Spectroscopic Signature of Local Alloy Fluctuations in InGaN/GaN Multi-Quantum-Disk Light Emitting Diode Heterostructures and Its Impact on the Optical Performance

TL;DR

This study investigates how local alloy fluctuations in InGaN/GaN multi-quantum-disk LEDs affect their optical performance, revealing that alloy homogeneity improves luminescence properties and carrier localization behavior.

Contribution

It provides new insights into the relationship between alloy composition uniformity and optical performance in InGaN/GaN LEDs.

Findings

Samples with homogeneous alloys show no S-shaped luminescence shift.

Inhomogeneous samples exhibit typical S-shaped temperature dependence.

Optical properties are superior in samples with more uniform alloy composition.

Abstract

Inhomogeneity-governed carrier localization has been investigated in three sets of InGaN/GaN multi-quantum-disk light-emitting diode (LED) structures grown by plasma-assisted molecular beam epitaxy (PAMBE) under different process conditions.
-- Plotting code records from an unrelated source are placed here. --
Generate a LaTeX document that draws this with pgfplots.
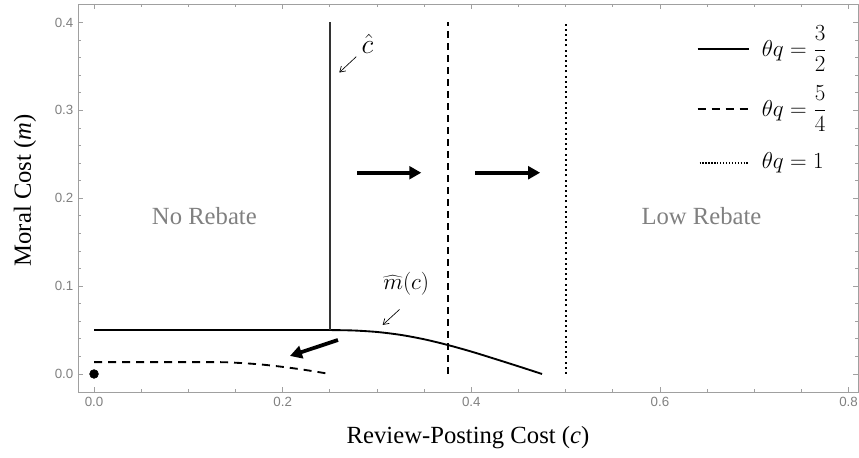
\documentclass[border=0pt]{standalone}
\usepackage{fontspec}
\setmainfont{Liberation Serif}
\setsansfont{Liberation Sans}
\usepackage{pgfplots}
\pgfplotsset{compat=1.18}
\usetikzlibrary{arrows.meta}
\definecolor{tickgray}{RGB}{130,130,130}
\definecolor{framegray}{RGB}{160,160,160}
\definecolor{txtgray}{RGB}{128,128,128}
\begin{document}
\begin{tikzpicture}
\begin{axis}[
  scale only axis, width=585pt, height=291pt,
  xmin=-0.017, xmax=0.81, ymin=-0.0205, ymax=0.421,
  xtick={0,0.2,0.4,0.6,0.8}, ytick={0,0.1,0.2,0.3,0.4},
  minor x tick num=3, minor y tick num=4,
  tick pos=both, tick align=inside,
  major tick length=4pt, minor tick length=2.5pt,
  axis line style={framegray, line width=0.6pt},
  every tick/.style={framegray, line width=0.5pt},
  tick label style={font=\sffamily\fontsize{10}{12}\selectfont, text=txtgray},
  /pgf/number format/fixed, /pgf/number format/fixed zerofill,
  /pgf/number format/precision=1, /pgf/number format/assume math mode=true,
  xlabel={Review-Posting Cost (\textit{c})},
  ylabel={Moral Cost (\textit{m})},
  every axis x label/.style={at={(rel axis cs:0.5,0)}, yshift=-34.5pt, anchor=center, font=\fontsize{18.5}{20}\selectfont},
  every axis y label/.style={at={(rel axis cs:0,0.52)}, xshift=-39.75pt, rotate=90, anchor=center, font=\fontsize{18.5}{20}\selectfont},
  clip=false,
]
% theta q = 3/2
\addplot[black, line width=1.4pt] coordinates {(0,0.05) (0.25,0.05)};
\addplot[black, line width=1.4pt, smooth, tension=0.5] coordinates {
 (0.25,0.05) (0.275,0.0495) (0.3,0.0478) (0.325,0.0445) (0.35,0.0395)
 (0.375,0.0330) (0.4,0.0255) (0.425,0.0172) (0.45,0.0087) (0.475,0)};
\addplot[black!80, line width=1.4pt] coordinates {(0.25,0.05) (0.25,0.4)};
% theta q = 5/4
\addplot[black, line width=1.4pt, dash pattern=on 5.5pt off 3.5pt] coordinates {(0.375,0) (0.375,0.4)};
\addplot[black, line width=1.4pt, dash pattern=on 6pt off 4.5pt, smooth, tension=0.5] coordinates {
 (0,0.0135) (0.125,0.0135) (0.15,0.0128) (0.175,0.0110) (0.2,0.0081) (0.225,0.0044) (0.25,0)};
% theta q = 1
\addplot[black, line width=1.5pt, dash pattern=on 1.5pt off 2.4pt] coordinates {(0.5,0) (0.5,0.4)};
\addplot[only marks, mark=*, mark size=3.3pt, black] coordinates {(0,0)};

% legend samples
\addplot[black, line width=1.5pt] coordinates {(0.640,0.370) (0.694,0.370)};
\addplot[black, line width=1.5pt, dash pattern=on 6pt off 4.5pt] coordinates {(0.640,0.3018) (0.694,0.3018)};
\addplot[black, line width=1.3pt, dash pattern=on 1pt off 1.2pt] coordinates {(0.642,0.2403) (0.694,0.2403)};
\node[anchor=west, font=\fontsize{16.5}{18}\selectfont] at (axis cs:0.703,0.370) {$\theta q = \displaystyle\frac{3}{2}$};
\node[anchor=west, font=\fontsize{16.5}{18}\selectfont] at (axis cs:0.703,0.3018) {$\theta q = \displaystyle\frac{5}{4}$};
\node[anchor=west, font=\fontsize{16.5}{18}\selectfont] at (axis cs:0.703,0.2403) {$\theta q = 1$};

% thick arrows
\addplot[black, line width=2.8pt, -{Triangle[length=9pt,width=9.5pt]}] coordinates {(0.279,0.229) (0.347,0.229)};
\addplot[black, line width=2.8pt, -{Triangle[length=9pt,width=9.5pt]}] coordinates {(0.404,0.229) (0.473,0.229)};
\addplot[black, line width=2.8pt, -{Triangle[length=9pt,width=9.5pt]}] coordinates {(0.2586,0.0387) (0.2077,0.0205)};

% thin arrows
\addplot[black, line width=0.5pt, -{Straight Barb[length=4pt,width=5pt]}] coordinates {(0.278,0.361) (0.260,0.343)};
\addplot[black, line width=0.5pt, -{Straight Barb[length=4pt,width=5pt]}] coordinates {(0.324,0.0735) (0.306,0.0558)};

\node[font=\fontsize{20}{22}\selectfont] at (axis cs:0.290,0.376) {$\hat{c}$};
\node[font=\fontsize{19}{22}\selectfont] at (axis cs:0.331,0.1025) {$\widehat{m}(c)$};
\node[font=\fontsize{18.5}{20}\selectfont, text=txtgray, anchor=base] at (axis cs:0.117,0.1697) {No Rebate};
\node[font=\fontsize{18.5}{20}\selectfont, text=txtgray, anchor=base] at (axis cs:0.644,0.1697) {Low Rebate};
\end{axis}
\pgfresetboundingbox
\path[use as bounding box] ([shift={(-58.5pt,-49.5pt)}]current axis.south west) rectangle ([shift={(0.75pt,3pt)}]current axis.north east);
\end{tikzpicture}
\end{document}
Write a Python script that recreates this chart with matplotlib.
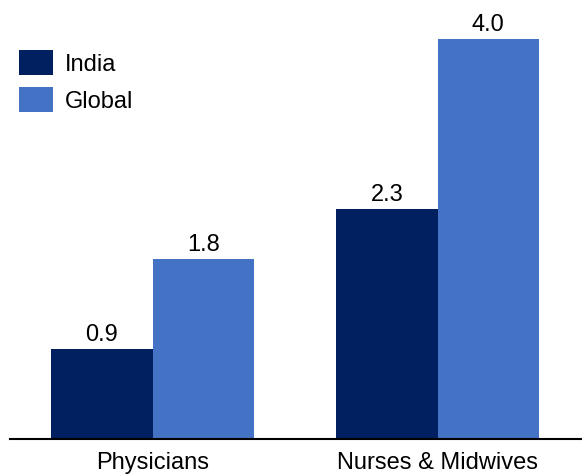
import matplotlib.pyplot as plt
import numpy as np

plt.rcParams['font.family'] = ['Liberation Sans', 'DejaVu Sans']

categories = ['Physicians', 'Nurses & Midwives']
india = [0.9, 2.3]
global_avg = [1.8, 4.0]

fig = plt.figure(figsize=(5.82, 4.77), dpi=100)
ax = fig.add_axes([10 / 582, 37 / 477, 572 / 582, 440 / 477])

x = np.arange(len(categories))
w = 0.356
b1 = ax.bar(x - w / 2, india, w, color='#002060', label='India')
b2 = ax.bar(x + w / 2, global_avg, w, color='#4472C4', label='Global')

for bars, vals in ((b1, india), (b2, global_avg)):
    for rect, v in zip(bars, vals):
        ax.annotate(f'{v:.1f}', (rect.get_x() + rect.get_width() / 2, v),
                    xytext=(0, 3), textcoords='offset points',
                    ha='center', va='bottom', fontsize=17)

ax.set_xlim(-0.5, 1.507)
ax.set_ylim(0, 4.40)
ax.set_xticks(x)
ax.set_xticklabels(categories, fontsize=17)
ax.tick_params(axis='x', length=0, pad=9)
ax.set_yticks([])
for s in ('top', 'right', 'left'):
    ax.spines[s].set_visible(False)
ax.spines['bottom'].set_linewidth(1.5)

ax.legend(loc='upper left', bbox_to_anchor=(0.0, 0.905), frameon=False,
          fontsize=17, handlelength=1.44, handleheight=1.22,
          labelspacing=0.5, handletextpad=0.5, borderaxespad=0)

fig.savefig('out.png', dpi=100)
A temperature-dependent study of the luminescence peak positions reveals that samples prepared under certain process conditions exhibit a thermal distribution of carriers from the localized states that show the typical S-shaped dependence in luminescence characteristics. The absence of an S-shaped nature in the other sample prepared with relatively higher In-flux infers a superior homogeneity in alloy composition. Further investigation manifested superior optical properties for the samples where the S-shape nature is found to be absent.